** start of Supplied material **

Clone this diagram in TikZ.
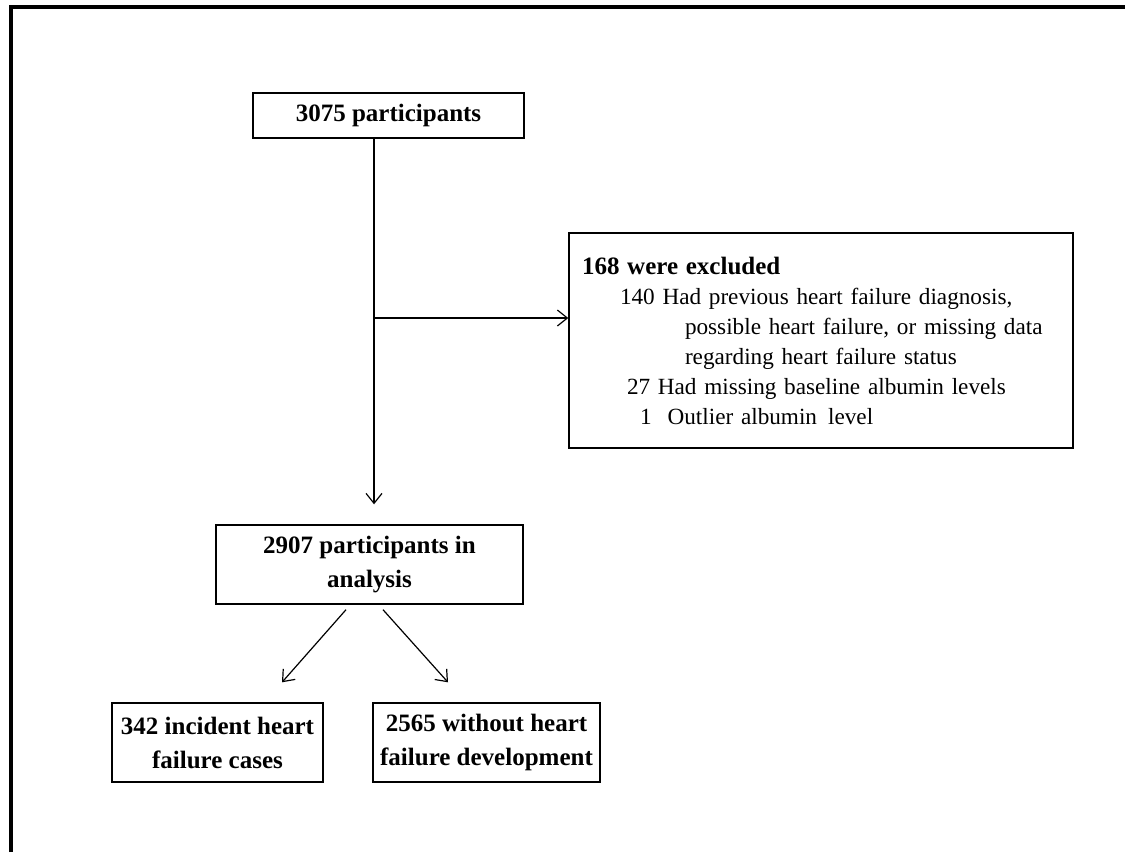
\documentclass[tikz,border=0pt]{standalone}
\usepackage{fontspec}
\setmainfont{Liberation Serif}
\usetikzlibrary{arrows.meta}
\tikzset{
  box/.style={draw, line width=0.7pt, align=center, inner sep=0pt,
    font=\fontsize{12.5}{17}\selectfont\bfseries},
  >={Straight Barb[length=5pt,width=8pt]},
}
\begin{document}
\begin{tikzpicture}[x=0.5pt,y=-0.5pt]
\useasboundingbox (0,0) rectangle (1125,852);
% frame
\draw[line width=2pt] (10.5,852) -- (10.5,7) -- (1125,7);
% boxes
\node[box, minimum width=135.5pt, minimum height=22.5pt] (total) at (388.5,115.5) {3075 participants};
\node[box, minimum width=153.5pt, minimum height=39.5pt] (analysis) at (369.5,564.5) {2907 participants in\\analysis};
\node[box, minimum width=105.5pt, minimum height=39.5pt] (cases) at (217.5,742.5) {342 incident heart\\failure cases};
\node[box, minimum width=113.5pt, minimum height=39.5pt] (noncases) at (486.5,742.5) {2565 without heart\\failure development};
\node[draw, line width=0.7pt, align=left, inner xsep=6.5pt, inner ysep=0pt,
  text width=239pt, minimum height=107.5pt,
  font=\fontsize{11.6}{15}\selectfont] (excl) at (821,340.5)
  {{\bfseries\fontsize{12.5}{15}\selectfont 168 were excluded}\\
   \hspace*{19pt}140 Had previous heart failure diagnosis,\\
   \hspace*{51.5pt}possible heart failure, or missing data\\
   \hspace*{51.5pt}regarding heart failure status\\
   \hspace*{22.5pt}27 Had missing baseline albumin levels\\
   \hspace*{29pt}1\hspace{8pt}Outlier albumin\hspace{5.5pt}level};
% connectors
\coordinate (trunk) at (374,318);
\draw[line width=0.6pt] (total.south -| trunk) -- (trunk);
\draw[->, line width=0.6pt, shorten >=10pt] (trunk) -- (trunk |- analysis.north);
\draw[->, line width=0.6pt] (trunk) -- (trunk -| excl.west);
\draw[->, line width=0.6pt] ([xshift=-11.75pt,yshift=-2.5pt]analysis.south) -- ([xshift=32.25pt,yshift=10pt]cases.north);
\draw[->, line width=0.6pt] ([xshift=6.75pt,yshift=-2.5pt]analysis.south) -- ([xshift=-19.25pt,yshift=10pt]noncases.north);
\end{tikzpicture}
\end{document}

** end of Supplied material **

▸ **Problem to solve**:
Write out every line above exactly as it is, leaving out the pictures.

▸ **Task answer**:
Clone this diagram in TikZ.
\documentclass[tikz,border=0pt]{standalone}
\usepackage{fontspec}
\setmainfont{Liberation Serif}
\usetikzlibrary{arrows.meta}
\tikzset{
  box/.style={draw, line width=0.7pt, align=center, inner sep=0pt,
    font=\fontsize{12.5}{17}\selectfont\bfseries},
  >={Straight Barb[length=5pt,width=8pt]},
}
\begin{document}
\begin{tikzpicture}[x=0.5pt,y=-0.5pt]
\useasboundingbox (0,0) rectangle (1125,852);
% frame
\draw[line width=2pt] (10.5,852) -- (10.5,7) -- (1125,7);
% boxes
\node[box, minimum width=135.5pt, minimum height=22.5pt] (total) at (388.5,115.5) {3075 participants};
\node[box, minimum width=153.5pt, minimum height=39.5pt] (analysis) at (369.5,564.5) {2907 participants in\\analysis};
\node[box, minimum width=105.5pt, minimum height=39.5pt] (cases) at (217.5,742.5) {342 incident heart\\failure cases};
\node[box, minimum width=113.5pt, minimum height=39.5pt] (noncases) at (486.5,742.5) {2565 without heart\\failure development};
\node[draw, line width=0.7pt, align=left, inner xsep=6.5pt, inner ysep=0pt,
  text width=239pt, minimum height=107.5pt,
  font=\fontsize{11.6}{15}\selectfont] (excl) at (821,340.5)
  {{\bfseries\fontsize{12.5}{15}\selectfont 168 were excluded}\\
   \hspace*{19pt}140 Had previous heart failure diagnosis,\\
   \hspace*{51.5pt}possible heart failure, or missing data\\
   \hspace*{51.5pt}regarding heart failure status\\
   \hspace*{22.5pt}27 Had missing baseline albumin levels\\
   \hspace*{29pt}1\hspace{8pt}Outlier albumin\hspace{5.5pt}level};
% connectors
\coordinate (trunk) at (374,318);
\draw[line width=0.6pt] (total.south -| trunk) -- (trunk);
\draw[->, line width=0.6pt, shorten >=10pt] (trunk) -- (trunk |- analysis.north);
\draw[->, line width=0.6pt] (trunk) -- (trunk -| excl.west);
\draw[->, line width=0.6pt] ([xshift=-11.75pt,yshift=-2.5pt]analysis.south) -- ([xshift=32.25pt,yshift=10pt]cases.north);
\draw[->, line width=0.6pt] ([xshift=6.75pt,yshift=-2.5pt]analysis.south) -- ([xshift=-19.25pt,yshift=10pt]noncases.north);
\end{tikzpicture}
\end{document}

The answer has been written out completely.